Belum lagi anak-anak muda yang cenderung menganggap bahwa budaya dan adat adalah  satu kesatuan yang tidak praktis dan membuat ribet. Padahal jika kita dapat menelisik ke depan ,  siapa yang akan meneruskan warisan leluhur tersebut jika bukan anak muda. Dan yang akan  menjadi lebih menakutkan lagi bahwa semua yang sedang dipertahankan saat ini akan hilang  seiring waktu kian berputar.  

Mendirikan sekolah menenun menurut saya adalah sebuah langkah yang amat luar biasa.  “Menenun dapat menjadi media untuk teriakan lantang jika suara belum terdengar”. Lewat kain  yang dihasilkan akan semakin membuka mata banyak orang untuk lebih mengenal apa itu desa  Mollo dan bagaimana sebetulnya perjuangan masyarakat untuk terus bertahan di tengah  tergerusnya moral, adat, budaya dan oknum-oknuum yang sering kali memanfaatkan yang bukan  haknya. Begitu juga tempat lain yang terus mencoba untuk melestarikan budaya menenun.  

Menenun dan kain tenun adalah dua corong yang kelak mampu mengubah dan membawa  perbaikan bagi mereka yang terus lantang untuk memperjuangkan keadilan. Dan saya percaya  semakin kain tenun diperkenalkan ke luar, semakin kain tenun dan para perempuan yang  berkontribusi dalam perubahan tersebut dikenal, maka suara itu akan semakin jelas terdengar. Tak  lagi samar suaranya, tetapi suara itu akan semakin jelas.  
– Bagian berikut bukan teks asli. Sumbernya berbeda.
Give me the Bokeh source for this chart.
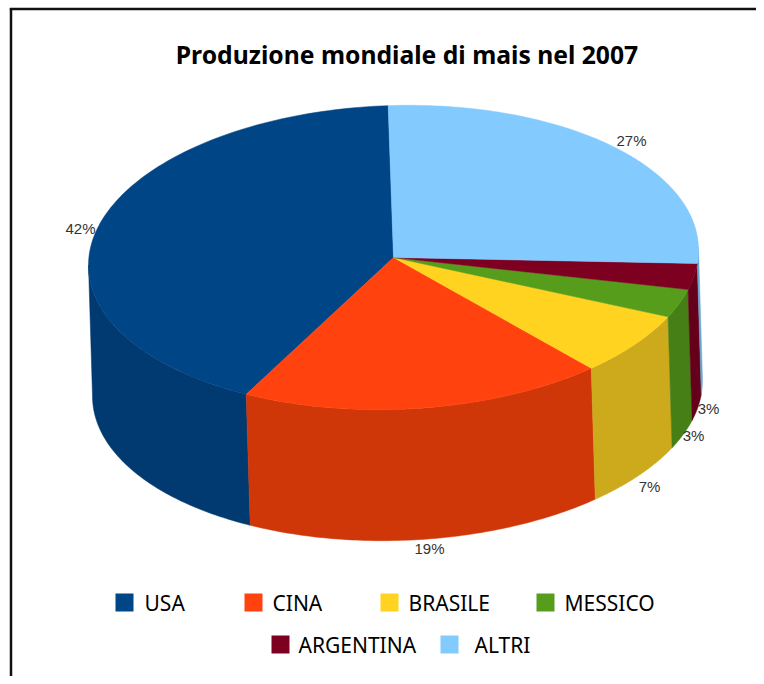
import numpy as np
from bokeh.plotting import figure
from bokeh.models import Range1d
from bokeh.core.properties import value
from bokeh.embed import file_html
from bokeh.resources import INLINE

title = "Produzione mondiale di mais nel 2007"
categories = ["USA", "CINA", "BRASILE", "MESSICO", "ARGENTINA", "ALTRI"]
labels = ["42%", "19%", "7%", "3%", "3%", "27%"]
# shares as drawn in the picture (the sweep of each slice follows these)
shares = [41.7, 19.25, 6.6, 3.0, 2.75, 26.7]
top_colors = ["#004586", "#ff420e", "#ffd320", "#579d1c", "#7e0021", "#83caff"]
side_colors = ["#003a70", "#cf3608", "#ccaa1c", "#467f15", "#65001a", "#6aa4d0"]

CX, CY, RX, RY = 393.0, 257.0, 305.0, 152.0
TILT = 0.025
DX, DY = 4.0, 131.0
START = 1.0


def pt(deg):
    a = np.radians(deg)
    x = CX - RX * np.sin(a)
    y = CY - RY * np.cos(a) - TILT * (x - CX)
    return x, y


p = figure(width=756, height=676, output_backend="svg", toolbar_location=None,
           x_range=Range1d(0, 756), y_range=Range1d(676, 0),
           x_axis_type=None, y_axis_type=None, min_border=0,
           background_fill_color="white", border_fill_color="white")
p.grid.visible = False
p.outline_line_color = None

fr = np.cumsum([0] + shares) / sum(shares) * 360 + START

# side walls (visible for the front half only)
for i in range(len(shares)):
    a0, a1 = max(fr[i], 90.0), min(fr[i + 1], 271.0)
    if a1 <= a0:
        continue
    t = np.linspace(a0, a1, 80)
    x, y = pt(t)
    xs = np.concatenate([x, x[::-1] + DX])
    ys = np.concatenate([y, y[::-1] + DY])
    p.patch(xs, ys, fill_color=side_colors[i], line_color=side_colors[i], line_width=0.5)

# top face
for i in range(len(shares)):
    t = np.linspace(fr[i], fr[i + 1], 120)
    x, y = pt(t)
    p.patch(np.r_[CX, x], np.r_[CY, y], fill_color=top_colors[i],
            line_color=top_colors[i], line_width=0.5)

# percent labels
lab_x = [80, 429, 649, 693, 708, 631]
lab_y = [228, 548, 486, 435, 408, 140]
p.text(lab_x, lab_y, text=labels, text_font=value("Liberation Sans"),
       text_font_size="15px", text_color="#333333", text_align="center",
       text_baseline="middle")

# title
p.text([406.5], [54], text=[title], text_font=value("Noto Sans"), text_font_style="bold",
       text_font_size="24.7px", text_color="black", text_align="center",
       text_baseline="middle")

# legend
sq_x = [124, 253, 389, 545, 280, 449]
sq_y = [602, 602, 602, 602, 644, 644]
tx_x = [144, 272, 408, 564, 298, 474]
p.rect(sq_x, sq_y, width=18, height=18, fill_color=top_colors, line_color=None)
p.text(tx_x, sq_y, text=categories, text_font=value("Noto Sans"), text_font_size="21px",
       text_color="black", text_align="left", text_baseline="middle")

# frame
p.line([10.5, 10.5], [8, 676], line_color="#111111", line_width=2.5)
p.line([9.25, 756], [8.5, 8.5], line_color="#111111", line_width=2.5)

open("out.html", "w").write(file_html(p, INLINE))
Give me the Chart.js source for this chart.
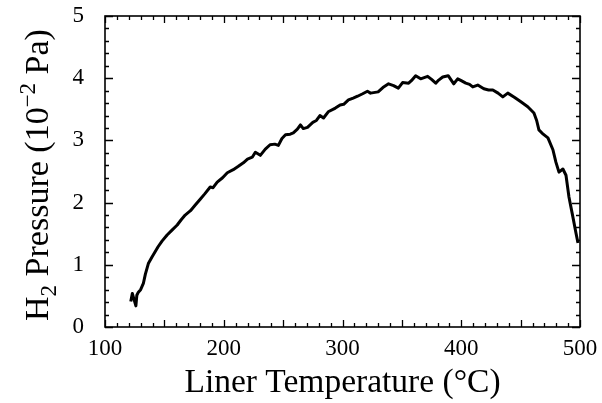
<!DOCTYPE html>
<html lang="en">

<head>
    <meta charset="UTF-8">
    <script src="https://cdn.jsdelivr.net/npm/chart.js@4.4.1/dist/chart.umd.min.js"></script>
    <title>H2 pressure vs liner temperature</title>
    <style>
        html, body { margin: 0; padding: 0; background: #fff; }
        #wrap { width: 602px; height: 403px; }
    </style>
</head>

<body>
    <div id="wrap"><canvas id="chart"></canvas></div>

    <script>
        // liner temperature (°C) and H2 pressure (10^-2 Pa)
        const temperature = [121.7, 123, 126, 126.8, 128.1, 130, 132.3, 134, 136.5, 139.7, 144.7, 148, 152.3, 156,
            160.8, 164, 167.5, 172, 176, 180, 184, 188.6, 191, 194.5, 199, 203, 208, 212, 216.5, 220, 224,
            226.6, 230.8, 235, 239, 243, 246, 249, 252, 256, 258.6, 262, 264.6, 267, 270.5, 275, 278, 281,
            284, 288, 294, 298, 301, 305, 309, 312.7, 317, 321, 323.6, 330, 334, 338.8, 343, 347, 350.6,
            355.7, 358, 361.6, 365.8, 371.7, 375, 378.5, 381, 384.4, 389, 393.7, 397, 400, 403.8, 407,
            409.7, 413.9, 419, 423, 426.6, 431, 435, 439.2, 445, 450.2, 456, 461.2, 463.5, 465.4, 469, 473,
            477.2, 479.7, 482.3, 485.6, 488.2, 490.7, 494, 496.6, 498.3]
        const pressure = [0.41, 0.54, 0.34, 0.51, 0.56, 0.6, 0.7, 0.85, 1.02, 1.13, 1.29, 1.38, 1.48, 1.55,
            1.64, 1.72, 1.80, 1.87, 1.96, 2.05, 2.14, 2.25, 2.24, 2.33, 2.40, 2.48, 2.53, 2.58, 2.64, 2.70, 2.73,
            2.81, 2.76, 2.86, 2.93, 2.94, 2.92, 3.03, 3.09, 3.10, 3.12, 3.18, 3.25, 3.19, 3.21, 3.29, 3.32, 3.40,
            3.36, 3.46, 3.52, 3.57, 3.58, 3.65, 3.68, 3.71, 3.75, 3.79, 3.76, 3.78, 3.85, 3.91, 3.88, 3.84, 3.93,
            3.92, 3.96, 4.04, 3.99, 4.03, 3.98, 3.92, 3.97, 4.02, 4.04, 3.91, 3.99, 3.96, 3.92, 3.90,
            3.86, 3.89, 3.83, 3.81, 3.81, 3.76, 3.70, 3.76, 3.69, 3.62, 3.54, 3.44, 3.32, 3.17, 3.10, 3.04,
            2.85, 2.65, 2.49, 2.54, 2.44, 2.09, 1.77, 1.51, 1.35]

        const xRange = [100, 500]
        const yRange = [0, 5]
        const serif = "'Liberation Serif', 'DejaVu Serif', serif"

        const points = temperature.map((t, i) => ({ x: t, y: pressure[i] }))

        // frame with inward tick marks on all four sides, plus the y title with sub/superscript
        const framePlugin = {
            id: 'frame',
            afterDraw(chart) {
                const { ctx, chartArea: a, scales } = chart
                const xs = scales.x, ys = scales.y
                ctx.save()
                ctx.strokeStyle = '#000'
                ctx.lineWidth = 1.6
                ctx.strokeRect(a.left, a.top, a.right - a.left, a.bottom - a.top)

                ctx.lineWidth = 1.3
                ctx.beginPath()
                for (let v = xRange[0]; v <= xRange[1]; v += 10) {
                    const px = Math.round(xs.getPixelForValue(v)) + 0.5
                    const len = v % 50 === 0 ? 7 : 4
                    ctx.moveTo(px, a.bottom); ctx.lineTo(px, a.bottom - len)
                    ctx.moveTo(px, a.top); ctx.lineTo(px, a.top + len)
                }
                for (let i = 0; i <= 25; i++) {
                    const v = i * 0.2
                    const py = Math.round(ys.getPixelForValue(v)) + 0.5
                    const len = i % 5 === 0 ? 8 : 4
                    ctx.moveTo(a.left, py); ctx.lineTo(a.left + len, py)
                    ctx.moveTo(a.right, py); ctx.lineTo(a.right - len, py)
                }
                ctx.stroke()

                // y axis title: H2 Pressure (10^-2 Pa)
                const big = '34px ' + serif, small = '23px ' + serif
                const parts = [
                    { t: 'H', f: big, dy: 0 },
                    { t: '2', f: small, dy: 8 },
                    { t: ' Pressure (10', f: big, dy: 0 },
                    { t: '\u22122', f: small, dy: -13 },
                    { t: ' Pa)', f: big, dy: 0 }
                ]
                let total = 0
                parts.forEach(p => { ctx.font = p.f; p.w = ctx.measureText(p.t).width; total += p.w })
                ctx.translate(48, 175)
                ctx.rotate(-Math.PI / 2)
                ctx.fillStyle = '#000'
                ctx.textBaseline = 'alphabetic'
                let x = -total / 2
                parts.forEach(p => {
                    ctx.font = p.f
                    ctx.fillText(p.t, x, p.dy)
                    x += p.w
                })
                ctx.restore()
            }
        }

        new Chart(document.getElementById('chart'), {
            type: 'scatter',
            data: {
                datasets: [{
                    data: points,
                    showLine: true,
                    borderColor: '#000',
                    borderWidth: 3,
                    pointRadius: 0,
                    tension: 0,
                    borderJoinStyle: 'round'
                }]
            },
            options: {
                responsive: true,
                maintainAspectRatio: false,
                animation: false,
                layout: { padding: { top: 16, right: 22, left: 0, bottom: 0 } },
                plugins: { legend: { display: false }, tooltip: { enabled: false } },
                scales: {
                    x: {
                        type: 'linear',
                        min: xRange[0], max: xRange[1],
                        grid: { display: false },
                        border: { display: false },
                        ticks: {
                            stepSize: 100, color: '#000', padding: 0, maxRotation: 0,
                            font: { family: serif, size: 23 }
                        },
                        title: {
                            display: true, text: 'Liner Temperature (\u00B0C)', color: '#000',
                            font: { family: serif, size: 33.5 }, padding: { top: 0, bottom: 0 }
                        },
                        afterFit(scale) { scale.height = 76 }
                    },
                    y: {
                        min: yRange[0], max: yRange[1],
                        grid: { display: false },
                        border: { display: false },
                        ticks: {
                            stepSize: 1, color: '#000', padding: 13,
                            font: { family: serif, size: 23, lineHeight: 0.25 }
                        },
                        afterFit(scale) { scale.width = 105 }
                    }
                }
            },
            plugins: [framePlugin]
        })
    </script>
</body>

</html>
Untuk saat ini mungkin tak terlalu banyak anak muda seperti kami yang peduli dan ingin  semakin mengenal apa itu menenun dan bangga menggunakan kain sarung. Tetapi jika suara itu  terus digaungkan maka tidak akan tidak mungkin bahwa rasa cinta pada tradisi dan budaya itu  akan hidup dan menjalar hingga ke berbagai generasi.Menenun juga adalah media hebat yang  mampu untuk menyuarakan tentang kondisi alam, budaya dan tradisi saat ini.